This Pollution Might Be Killing People

Beijing air, via Reuters
Image Jason Lee/Reuters, via WSJ

The heavy smog that’s defiled our skies is reportedly causing very real problems on the ground, too — anecdotally, at least, as Bloomberg reports:

“The number of people coming into our emergency room suffering heart attacks has roughly doubled since Friday when the air pollution became really severe,” Ding Rongjing, deputy head of cardiology at Peking University People’s Hospital said in a telephone interview yesterday.

You could fill a small library shelf with scientific studies that have linked air pollution to cardiovascular disease, so perhaps it shouldn’t be considered breaking news that five successive days of “hazardous” air might cause an uptick in medical emergencies. For more unsettling reading — if you live in China, here’s where you switch on your cognitive dissonance filter – here’s the New York Times’s Well blog:

The smallest particles of pollution, those finer than 2.5 microns in diameter — or about one-thirtieth the width of a human hair — are particularly effective at infiltrating the body, the researchers noted. There is some evidence that they can even penetrate the brain through the nasal passages, said Jennifer Weuve, the lead author of a third study, also published in The Archives of Internal Medicine, linking pollution to cognitive decline.

This probably won’t make you feel any better, but emergency plans have been enacted in Beijing. Bloomberg again:

Beijing yesterday started its emergency-response plan to the severe pollution, which included ordering government vehicles off the roads to cut usage by 30 percent, according to Xinhua, citing Yu Jianhua, director of the city environmental protection bureau’s air quality department.

The plan also calls for construction sites to limit activity that creates large amounts of dust and asks industrial companies to reduce emissions. Residents are advised to stay indoors and use public transport if they need to go out, while primary schools should reduce outdoor activities, Xinhua said.

Highways closed, flights delayed, social unrest stirred… however, there is some good news. The AQI has remained below 400 for each of the last five hours:

And we can see the literal (blue) light at the end of the tunnel, thanks to Xinhua:

The pollution is expected to engulf Beijing until Wednesday, when wind will arrive to blow the smog away, according to a weather report from the meteorological station.

Hang in there, everybody. We’re gonna make it.

UPDATE, 2:51 pm: Counterpoint:

Beijing Orders Official Cars Off Roads to Curb Pollution (Bloomberg)

2 Responses to “This Pollution Might Be Killing People”

  1. wafflestomp

    Yeah just wait for the wind to blow it away to other areas. Don’t bother trying to fix it. Stay classy China!

    Reply
  2. KopyKatKiller

    What they should do, and never will do, is stop all traffic, construction, and local factories until the PM 2.5 reaches 35 microns per cubic meter, which is still dangerous, but much better than 888! Also, make a law requiring electric vehicles only within the next 5 years.

    I am not sure about Beijing, but in Shanghai, the government actions licence plates to limit, they say, the amount of vehicles on the roads, but in reality, such limitations just mean more cars carrying out of town plates.
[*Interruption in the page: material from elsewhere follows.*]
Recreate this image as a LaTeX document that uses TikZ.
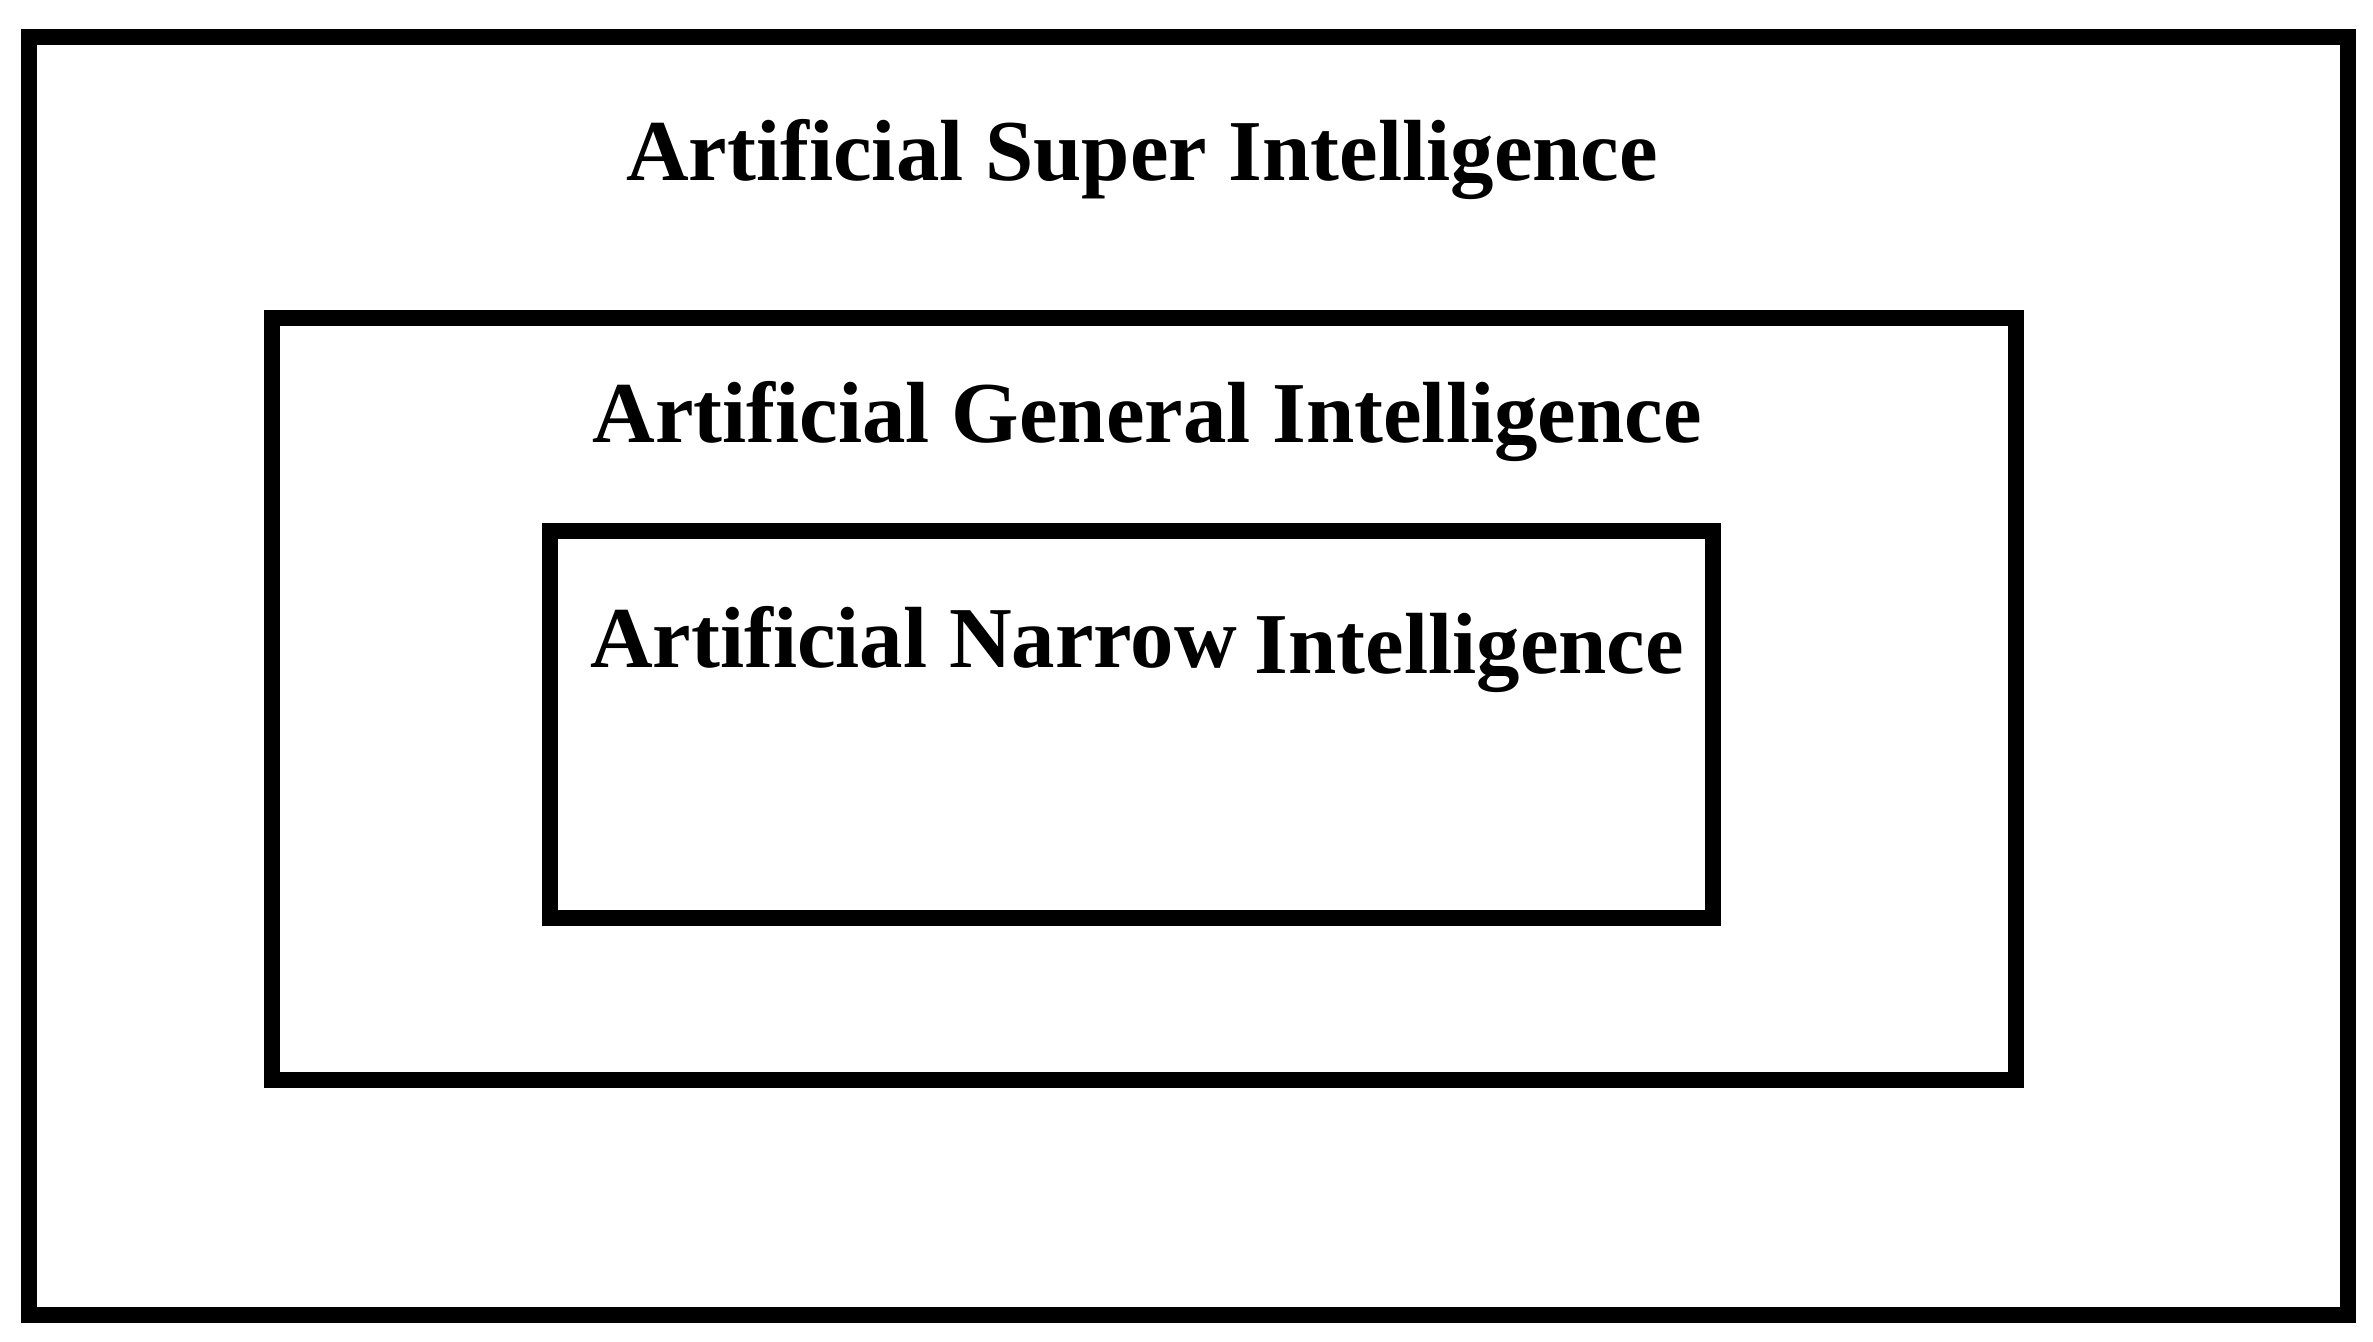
\documentclass[tikz,border=0pt]{standalone}
\usepackage{fontspec}
\setmainfont{Liberation Serif}
\usepackage{tikz}

\begin{document}
\begin{tikzpicture}[
        box/.style={
            % The border
            line width=1.6mm,
            draw=black,
            % The filling
            fill=white
        },
        title/.style={
            % The anchor
            anchor=base,
            inner sep=0pt,
            % Font
            font=\fontsize{24.7}{30}\selectfont\bfseries
        }]

    \useasboundingbox (0,0) rectangle (23.73,13.41);

    \foreach \xa/\ya/\xb/\yb in {0.29/0.26/23.48/13.04, 2.72/2.61/20.16/10.23, 5.50/4.23/17.13/8.10}
    {
        \draw [box] (\xa,\ya) rectangle (\xb,\yb);
    }

    \node [title] (asi) at (11.42,11.61) {Artificial Super Intelligence};
    \node [title] (agi) at (11.47,8.99) {Artificial General Intelligence};
    \node [title] (ani) at (11.37,6.74) {Artificial Narrow\hspace{0.18cm}\raisebox{-0.06cm}{Intelligence}};

\end{tikzpicture}
\end{document}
So having an in-town only plate policy would do wonders in Shanghai at least.

    Another measure to combat air pollution and alleviate the dangers on Chinese city roads would be to start strictly enforcing road rules and banning drivers for point losses 1st offence 6 months, 2nd 1 year, 3rd 3 years. This would empty city streets in a hurry.

    Another solution would be to follow and enforce the emissions standards of developed cities like Tokyo that have far more people and far more cars than Beijing or Shanghai (greater Tokyo has about 30 million). The air in Tokyo is easily 100 times cleaner than Beijing or Shanghai on it’s dirtiest day (coincidentally, bad air in Tokyo typically comes from, you guessed it, China!). Also, developing better public transport, like Tokyo, would also help. (Did you know you can see the Tokyo Sky Tree up to 70 km away?! The Pudong towers are sometimes invisible from across the HongPu! And are only visible 30 km away about 3 days a year!)

    And perhaps the most important measure, which might actually be doable in this workers paradise would be to remove everyone who does not have a city registration from China’s cities and send them back to the farm. China is the worlds 3rd largest country with the world’s greatest number of people. Is there any damn reason why half of them should all live in 9 or 10 major cities? China does have “uninhabited zones” believe it or not. Send every waidiren home or to those zones and the air in Chinese cities would improve greatly.